Alla luce delle motivazioni della Corte d'assise la figlia di Borsellino, Fiammetta, si è augurata che adesso non ci si fermi a indagare solo sui tre poliziotti, e ha rivolto un appello al presidente della Repubblica Mattarella, che presiede anche il Consiglio superiore della magistratura, affinché il Csm faccia luce anche "sulle responsabilità dei magistrati nelle indagini e nei processi sulla morte di mio padre". Finora "a noi e alla mia famiglia il Consiglio ha sempre risposto picche", salvo dopo una sua intervista alla Rai risponderle che bisognava attendere il deposito delle motivazioni della sentenza: "Ora la sentenza c'è", ha detto la figlia del giudice, ed è una sentenza "che accerta il depistaggio, questa è la novità".

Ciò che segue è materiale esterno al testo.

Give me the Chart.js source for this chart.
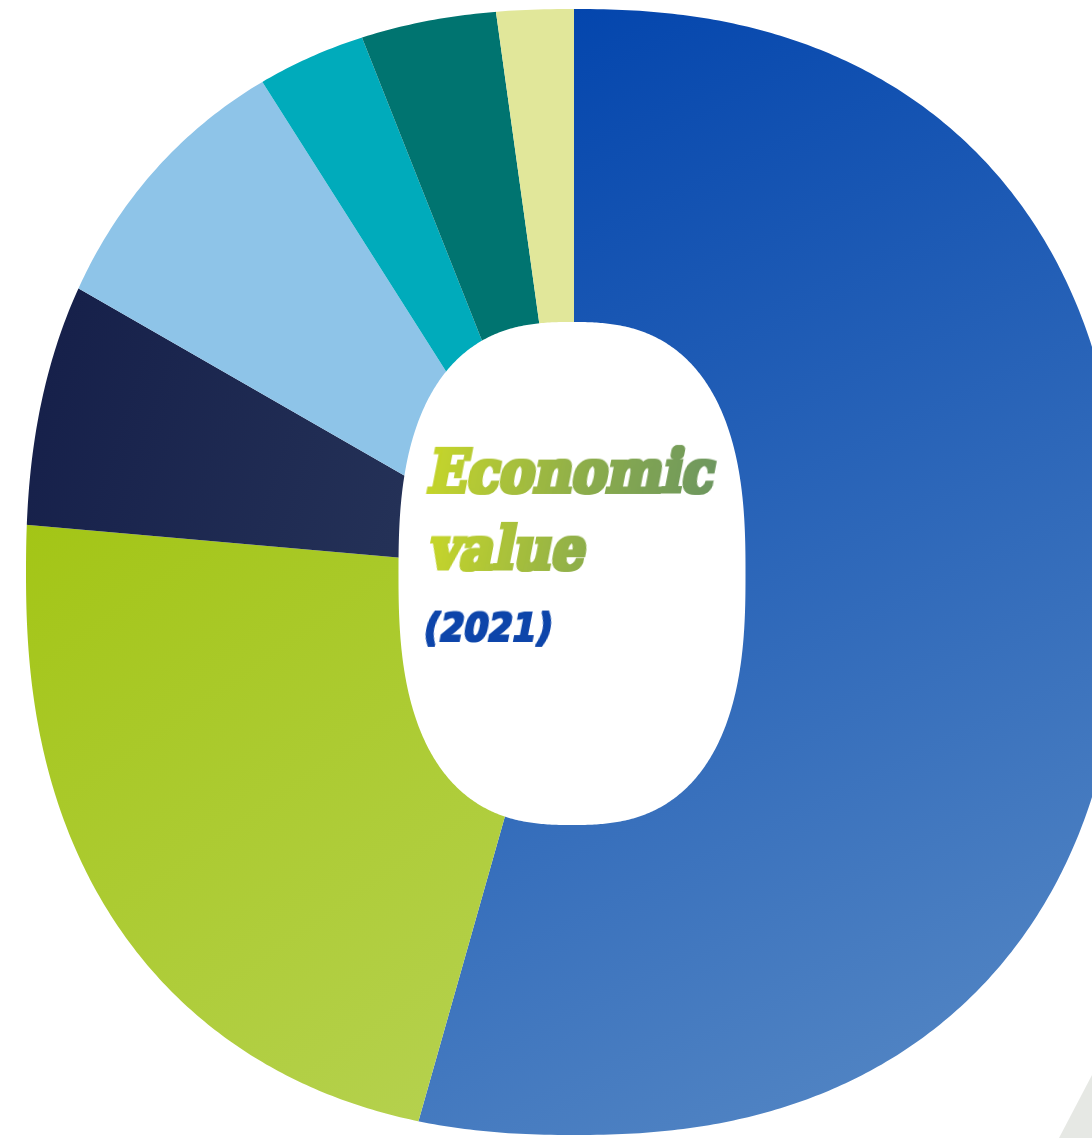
<!DOCTYPE html>
<html>
<head>
<meta charset="utf-8">
<script src="https://cdn.jsdelivr.net/npm/chart.js@4.4.1/dist/chart.umd.min.js"></script>
<style>
  html, body { margin: 0; padding: 0; background: #fff; }
  #wrap { position: relative; width: 1092px; height: 1138px; overflow: hidden; background: #fff; }
  #valueChart { position: absolute; left: -126px; top: -127px; }
  #labels { position: absolute; left: 0; top: 0; }
  .corner {
    position: absolute; left: 1040px; top: 1060px; width: 52px; height: 78px;
    background: #e6e8e4;
    clip-path: polygon(52px 15px, 19px 78px, 52px 78px);
  }
</style>
</head>
<body>
<div id="wrap">
  <canvas id="valueChart" width="1400" height="1400"></canvas>
  <div class="corner"></div>
  <svg id="labels" width="1092" height="1138" xmlns="http://www.w3.org/2000/svg">
    <defs>
      <linearGradient id="titleGrad" gradientUnits="userSpaceOnUse" x1="0" y1="0" x2="292" y2="0">
        <stop offset="0" stop-color="#c4d42a"/>
        <stop offset="0.55" stop-color="#8aab4b"/>
        <stop offset="1" stop-color="#6b955f"/>
      </linearGradient>
      <filter id="heavy" x="-10%" y="-20%" width="120%" height="140%">
        <feMorphology operator="dilate" radius="2.4 1.6"/>
      </filter>
      <filter id="heavySmall" x="-10%" y="-20%" width="120%" height="140%">
        <feMorphology operator="dilate" radius="1.4 1"/>
      </filter>
    </defs>
    <g font-family="DejaVu Serif" font-weight="bold" font-size="59" fill="url(#titleGrad)">
      <text id="t1" filter="url(#heavy)" transform="translate(426,492) skewX(-11)" lengthAdjust="spacingAndGlyphs">Economic</text>
      <text id="t2" filter="url(#heavy)" transform="translate(428,569) skewX(-11)" lengthAdjust="spacingAndGlyphs">value</text>
    </g>
    <text id="year" filter="url(#heavySmall)" transform="translate(422,641) skewX(-11)" lengthAdjust="spacingAndGlyphs"
          font-family="DejaVu Sans" font-weight="bold" font-size="38" fill="#0a44aa">(2021)</text>
  </svg>
</div>
<script>
// share of economic value, clockwise from 12 o'clock
const sectors = ['Sector 1', 'Sector 2', 'Sector 3', 'Sector 4', 'Sector 5', 'Sector 6', 'Sector 7'];
const shares = [54.4, 22.0, 6.9, 7.7, 3.0, 3.8, 2.2];

// canvas is bigger than the page so the pie can overflow the rounded shape
const OX = 126, OY = 127;

function lin(ctx, x0, y0, x1, y1, c0, c1) {
    const g = ctx.createLinearGradient(x0 + OX, y0 + OY, x1 + OX, y1 + OY);
    g.addColorStop(0, c0);
    g.addColorStop(1, c1);
    return g;
}

function sliceColor(c) {
    const ctx = c.chart.ctx;
    switch (c.dataIndex) {
        case 0: return lin(ctx, 560, 0, 1092, 1100, '#0345ad', '#5789c5');
        case 1: return lin(ctx, 0, 530, 420, 1130, '#a3c515', '#b5d14e');
        case 2: return lin(ctx, 30, 400, 400, 520, '#16204a', '#243157');
        case 3: return '#8ec4e8';
        case 4: return '#00abbb';
        case 5: return '#007470';
        default: return '#e1e79a';
    }
}

function superellipse(ctx, cx, cy, a, b, n) {
    const steps = 720;
    for (let i = 0; i <= steps; i++) {
        const t = (i / steps) * Math.PI * 2;
        const c = Math.cos(t), s = Math.sin(t);
        const x = cx + a * Math.sign(c) * Math.pow(Math.abs(c), 2 / n);
        const y = cy + b * Math.sign(s) * Math.pow(Math.abs(s), 2 / n);
        if (i === 0) ctx.moveTo(x, y); else ctx.lineTo(x, y);
    }
    ctx.closePath();
}

// clip the slices to the rounded outline with its rounded hole
const shapeClip = {
    id: 'shapeClip',
    beforeDatasetsDraw(chart) {
        const ctx = chart.ctx;
        ctx.save();
        ctx.beginPath();
        superellipse(ctx, 574 + OX, 572 + OY, 548, 563, 2.3);
        superellipse(ctx, 572 + OX, 573.5 + OY, 173.5, 251.5, 2.6);
        ctx.clip('evenodd');
    },
    afterDatasetsDraw(chart) {
        chart.ctx.restore();
    }
};

new Chart(document.getElementById('valueChart'), {
    type: 'pie',
    data: {
        labels: sectors,
        datasets: [{
            data: shares,
            backgroundColor: sliceColor,
            borderWidth: 0,
            hoverOffset: 0
        }]
    },
    options: {
        responsive: false,
        animation: false,
        devicePixelRatio: 1,
        layout: { padding: 0 },
        plugins: {
            legend: { display: false },
            tooltip: { enabled: false }
        }
    },
    plugins: [shapeClip]
});

// squeeze the faces to the reference widths
function fitText() {
    const t1 = document.getElementById('t1');
    const t2 = document.getElementById('t2');
    const yr = document.getElementById('year');
    [t1, t2, yr].forEach(el => el.removeAttribute('textLength'));
    const s = 286 / t1.getComputedTextLength();
    t1.setAttribute('textLength', 286);
    t2.setAttribute('textLength', t2.getComputedTextLength() * s);
    yr.setAttribute('textLength', 128);
}
fitText();
document.fonts.ready.then(fitText);
</script>
</body>
</html>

"Paolo è stato ucciso perché era un pericolo per i centri di potere, oltre che per Cosa nostra", ha commentato a sua volta Salvatore Borsellino, fratello del giudice assassinato e fondatore del movimento Agende rosse, intervenendo a Radio Cusano Campus. "C'era qualcuno al corrente di quanto sarebbe successo, che attendeva di potersi avvicinare alla macchina di Paolo e prendere la borsa dove era contenuta l'agenda", ha aggiunto puntando il dito contro i servizi dello Stato.
E a proposito delle responsabilità dei magistrati che hanno gestito le indagini e i processi su Capaci e via D'Amelio, ha detto parole molto gravi: "Paolo stava indagando sulla strage di Capaci, e gli venne impedito di andare a testimoniare, è stato ucciso anche per questo. Con la sentenza sappiamo che quei magistrati che gli impedirono di testimoniare a Caltanissetta erano al corrente del depistaggio, sono colpevoli di averlo avallato. La sua audizione è stata ritardata per dare il tempo di ucciderlo".